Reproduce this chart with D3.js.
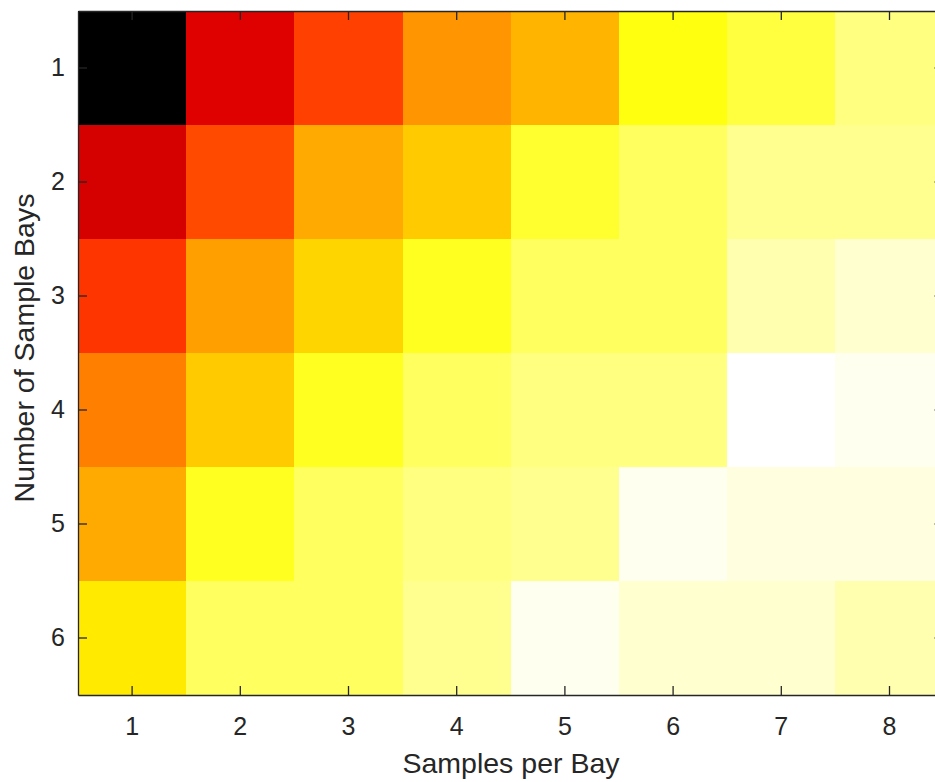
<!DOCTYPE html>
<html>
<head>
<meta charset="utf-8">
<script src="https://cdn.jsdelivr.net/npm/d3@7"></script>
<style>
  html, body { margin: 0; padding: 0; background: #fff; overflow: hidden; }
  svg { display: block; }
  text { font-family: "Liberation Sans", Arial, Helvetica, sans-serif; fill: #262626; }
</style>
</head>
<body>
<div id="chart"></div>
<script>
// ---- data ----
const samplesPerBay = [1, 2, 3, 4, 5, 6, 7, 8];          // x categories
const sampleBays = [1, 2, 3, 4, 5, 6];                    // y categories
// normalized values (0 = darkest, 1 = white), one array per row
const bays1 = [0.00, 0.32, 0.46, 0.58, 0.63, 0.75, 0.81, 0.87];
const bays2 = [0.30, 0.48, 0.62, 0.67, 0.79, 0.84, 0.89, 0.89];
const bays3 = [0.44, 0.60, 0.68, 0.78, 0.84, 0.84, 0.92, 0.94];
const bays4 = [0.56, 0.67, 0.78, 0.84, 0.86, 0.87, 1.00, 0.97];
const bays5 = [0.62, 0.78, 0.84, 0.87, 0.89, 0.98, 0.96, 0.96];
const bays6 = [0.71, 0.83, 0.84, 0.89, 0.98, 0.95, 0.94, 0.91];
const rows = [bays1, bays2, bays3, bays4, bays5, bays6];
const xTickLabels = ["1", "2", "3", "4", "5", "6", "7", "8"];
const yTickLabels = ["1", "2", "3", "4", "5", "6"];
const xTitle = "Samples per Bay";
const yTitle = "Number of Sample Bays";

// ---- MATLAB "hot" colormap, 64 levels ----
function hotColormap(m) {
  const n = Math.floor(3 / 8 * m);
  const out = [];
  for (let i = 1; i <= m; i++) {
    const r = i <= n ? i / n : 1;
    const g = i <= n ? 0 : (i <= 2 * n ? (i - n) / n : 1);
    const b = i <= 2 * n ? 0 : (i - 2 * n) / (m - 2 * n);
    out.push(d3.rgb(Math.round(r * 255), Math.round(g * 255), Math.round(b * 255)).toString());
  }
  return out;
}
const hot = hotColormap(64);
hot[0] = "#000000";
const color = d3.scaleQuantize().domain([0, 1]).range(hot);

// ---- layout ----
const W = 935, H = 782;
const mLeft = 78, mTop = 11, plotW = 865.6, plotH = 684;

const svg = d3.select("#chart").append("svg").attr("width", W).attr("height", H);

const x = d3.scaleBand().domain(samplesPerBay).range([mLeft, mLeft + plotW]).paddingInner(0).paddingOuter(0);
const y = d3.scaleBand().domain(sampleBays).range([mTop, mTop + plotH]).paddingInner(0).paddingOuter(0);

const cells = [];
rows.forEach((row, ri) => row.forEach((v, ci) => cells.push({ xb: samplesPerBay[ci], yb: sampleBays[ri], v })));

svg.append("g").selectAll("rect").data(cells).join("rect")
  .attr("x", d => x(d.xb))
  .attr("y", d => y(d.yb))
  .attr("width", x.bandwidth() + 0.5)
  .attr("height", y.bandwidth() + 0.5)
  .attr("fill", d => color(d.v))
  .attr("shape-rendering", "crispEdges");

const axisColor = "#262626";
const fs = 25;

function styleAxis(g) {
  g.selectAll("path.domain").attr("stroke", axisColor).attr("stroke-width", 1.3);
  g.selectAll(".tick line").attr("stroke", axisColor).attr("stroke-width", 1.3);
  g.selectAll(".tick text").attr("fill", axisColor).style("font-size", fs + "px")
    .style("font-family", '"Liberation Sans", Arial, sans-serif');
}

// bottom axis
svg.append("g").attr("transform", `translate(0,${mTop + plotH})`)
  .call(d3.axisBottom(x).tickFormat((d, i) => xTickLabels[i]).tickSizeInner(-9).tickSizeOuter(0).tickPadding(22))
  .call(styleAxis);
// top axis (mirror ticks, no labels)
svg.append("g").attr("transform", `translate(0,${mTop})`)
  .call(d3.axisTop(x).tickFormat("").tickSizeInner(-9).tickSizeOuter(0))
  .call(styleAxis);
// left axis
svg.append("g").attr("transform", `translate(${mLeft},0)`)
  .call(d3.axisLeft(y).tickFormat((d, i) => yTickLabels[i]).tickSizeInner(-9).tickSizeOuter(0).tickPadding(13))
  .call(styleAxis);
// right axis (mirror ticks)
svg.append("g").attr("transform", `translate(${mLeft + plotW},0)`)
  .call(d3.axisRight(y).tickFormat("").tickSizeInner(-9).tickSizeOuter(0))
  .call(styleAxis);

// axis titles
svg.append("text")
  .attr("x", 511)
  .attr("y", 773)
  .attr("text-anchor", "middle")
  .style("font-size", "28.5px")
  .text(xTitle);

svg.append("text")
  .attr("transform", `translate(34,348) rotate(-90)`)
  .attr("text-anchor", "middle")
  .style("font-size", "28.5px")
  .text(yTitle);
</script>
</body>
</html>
- - -
Copy each line exactly, and leave the pictures out of your copy.

Reproduce this chart with D3.js.
<!DOCTYPE html>
<html>
<head>
<meta charset="utf-8">
<script src="https://cdn.jsdelivr.net/npm/d3@7"></script>
<style>
  html, body { margin: 0; padding: 0; background: #fff; overflow: hidden; }
  svg { display: block; }
  text { font-family: "Liberation Sans", Arial, Helvetica, sans-serif; fill: #262626; }
</style>
</head>
<body>
<div id="chart"></div>
<script>
// ---- data ----
const samplesPerBay = [1, 2, 3, 4, 5, 6, 7, 8];          // x categories
const sampleBays = [1, 2, 3, 4, 5, 6];                    // y categories
// normalized values (0 = darkest, 1 = white), one array per row
const bays1 = [0.00, 0.32, 0.46, 0.58, 0.63, 0.75, 0.81, 0.87];
const bays2 = [0.30, 0.48, 0.62, 0.67, 0.79, 0.84, 0.89, 0.89];
const bays3 = [0.44, 0.60, 0.68, 0.78, 0.84, 0.84, 0.92, 0.94];
const bays4 = [0.56, 0.67, 0.78, 0.84, 0.86, 0.87, 1.00, 0.97];
const bays5 = [0.62, 0.78, 0.84, 0.87, 0.89, 0.98, 0.96, 0.96];
const bays6 = [0.71, 0.83, 0.84, 0.89, 0.98, 0.95, 0.94, 0.91];
const rows = [bays1, bays2, bays3, bays4, bays5, bays6];
const xTickLabels = ["1", "2", "3", "4", "5", "6", "7", "8"];
const yTickLabels = ["1", "2", "3", "4", "5", "6"];
const xTitle = "Samples per Bay";
const yTitle = "Number of Sample Bays";

// ---- MATLAB "hot" colormap, 64 levels ----
function hotColormap(m) {
  const n = Math.floor(3 / 8 * m);
  const out = [];
  for (let i = 1; i <= m; i++) {
    const r = i <= n ? i / n : 1;
    const g = i <= n ? 0 : (i <= 2 * n ? (i - n) / n : 1);
    const b = i <= 2 * n ? 0 : (i - 2 * n) / (m - 2 * n);
    out.push(d3.rgb(Math.round(r * 255), Math.round(g * 255), Math.round(b * 255)).toString());
  }
  return out;
}
const hot = hotColormap(64);
hot[0] = "#000000";
const color = d3.scaleQuantize().domain([0, 1]).range(hot);

// ---- layout ----
const W = 935, H = 782;
const mLeft = 78, mTop = 11, plotW = 865.6, plotH = 684;

const svg = d3.select("#chart").append("svg").attr("width", W).attr("height", H);

const x = d3.scaleBand().domain(samplesPerBay).range([mLeft, mLeft + plotW]).paddingInner(0).paddingOuter(0);
const y = d3.scaleBand().domain(sampleBays).range([mTop, mTop + plotH]).paddingInner(0).paddingOuter(0);

const cells = [];
rows.forEach((row, ri) => row.forEach((v, ci) => cells.push({ xb: samplesPerBay[ci], yb: sampleBays[ri], v })));

svg.append("g").selectAll("rect").data(cells).join("rect")
  .attr("x", d => x(d.xb))
  .attr("y", d => y(d.yb))
  .attr("width", x.bandwidth() + 0.5)
  .attr("height", y.bandwidth() + 0.5)
  .attr("fill", d => color(d.v))
  .attr("shape-rendering", "crispEdges");

const axisColor = "#262626";
const fs = 25;

function styleAxis(g) {
  g.selectAll("path.domain").attr("stroke", axisColor).attr("stroke-width", 1.3);
  g.selectAll(".tick line").attr("stroke", axisColor).attr("stroke-width", 1.3);
  g.selectAll(".tick text").attr("fill", axisColor).style("font-size", fs + "px")
    .style("font-family", '"Liberation Sans", Arial, sans-serif');
}

// bottom axis
svg.append("g").attr("transform", `translate(0,${mTop + plotH})`)
  .call(d3.axisBottom(x).tickFormat((d, i) => xTickLabels[i]).tickSizeInner(-9).tickSizeOuter(0).tickPadding(22))
  .call(styleAxis);
// top axis (mirror ticks, no labels)
svg.append("g").attr("transform", `translate(0,${mTop})`)
  .call(d3.axisTop(x).tickFormat("").tickSizeInner(-9).tickSizeOuter(0))
  .call(styleAxis);
// left axis
svg.append("g").attr("transform", `translate(${mLeft},0)`)
  .call(d3.axisLeft(y).tickFormat((d, i) => yTickLabels[i]).tickSizeInner(-9).tickSizeOuter(0).tickPadding(13))
  .call(styleAxis);
// right axis (mirror ticks)
svg.append("g").attr("transform", `translate(${mLeft + plotW},0)`)
  .call(d3.axisRight(y).tickFormat("").tickSizeInner(-9).tickSizeOuter(0))
  .call(styleAxis);

// axis titles
svg.append("text")
  .attr("x", 511)
  .attr("y", 773)
  .attr("text-anchor", "middle")
  .style("font-size", "28.5px")
  .text(xTitle);

svg.append("text")
  .attr("transform", `translate(34,348) rotate(-90)`)
  .attr("text-anchor", "middle")
  .style("font-size", "28.5px")
  .text(yTitle);
</script>
</body>
</html>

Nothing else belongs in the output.